Why Data Lineage Matters
Data lineage matters because it enables confident decision-making. A business leader cannot confidently make a multi-million dollar investment based on a forecast without verifying its underlying data. Similarly, a data scientist cannot deploy a model into production without certainty about the stability of its input features. Without lineage, these decisions are made with an undercurrent of uncertainty.
A lack of data lineage results in severe consequences: system-breaking changes go unnoticed, data incidents take hours or days to trace, and compliance requests become resource-intensive scrambles, as noted by data observability platform Monte Carlo. In contrast, organizations with mature data lineage capabilities navigate these challenges with greater speed and confidence. They empower teams to use data more effectively, innovate faster, and manage risk more intelligently, making lineage a strategic enabler for the entire enterprise.
Frequently Asked Questions
What is the difference between data lineage and data provenance?
While often used interchangeably, data lineage and data provenance have distinct focuses. Data provenance typically refers to the origin and history of a data asset, answering questions about where the data came from and who created or owns it. Data lineage is broader in scope. It includes provenance but extends to cover the entire journey of the data, including every transformation, calculation, and aggregation it undergoes on its way to a final report or application.
How is data lineage implemented technically?
Modern data lineage is primarily implemented through automated tools that connect to an organization's data infrastructure. These tools use several techniques to discover and map data flows, most commonly by parsing the metadata and logs from data systems. This includes analyzing SQL queries in data warehouses, reading the code from ETL/ELT pipelines, and examining the configuration of business intelligence tools to automatically build a comprehensive, column-level map of dependencies.
Is it possible to document data lineage manually?

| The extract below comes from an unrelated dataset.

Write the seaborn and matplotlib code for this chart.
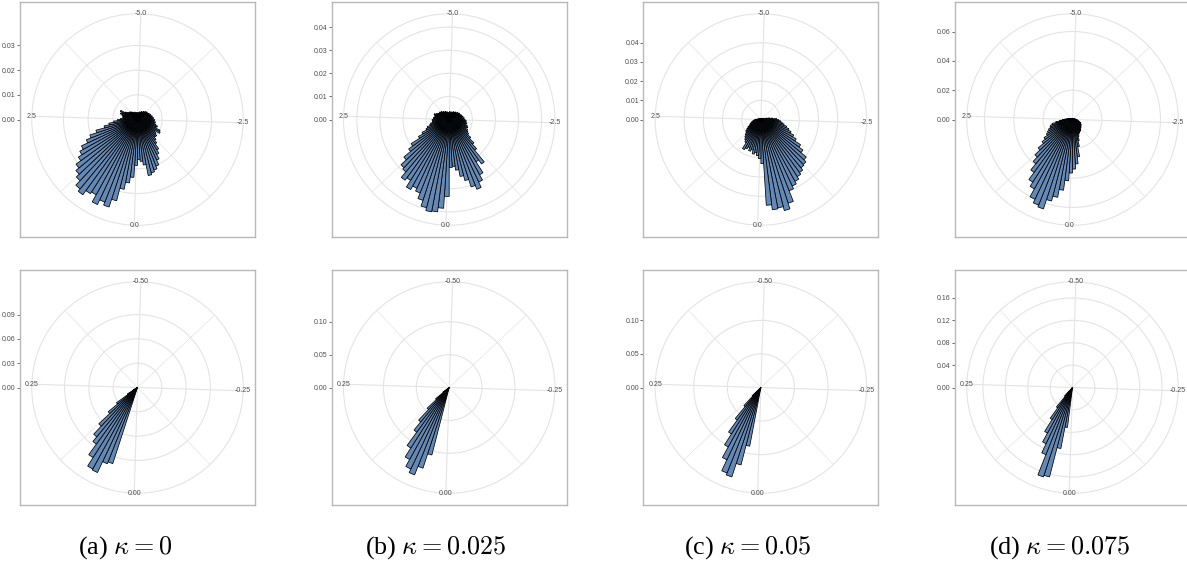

While data lineage can be documented manually with spreadsheets or diagramming tools, this approach is not scalable or sustainable in modern, complex data environments. Manual documentation is prone to human error, becomes outdated with pipeline changes, and lacks the granularity for effective root cause analysis. Automated solutions are therefore considered best practice for enterprise-scale implementation.
The Bottom Line
Data lineage provides an essential, transparent record of how data moves and changes within an organization. It is a foundational pillar for effective data governance, enabling faster troubleshooting, reliable compliance, and confident, data-driven decision-making. By investing in data lineage, enterprises build a more resilient and trustworthy data culture, beyond just mapping pipelines.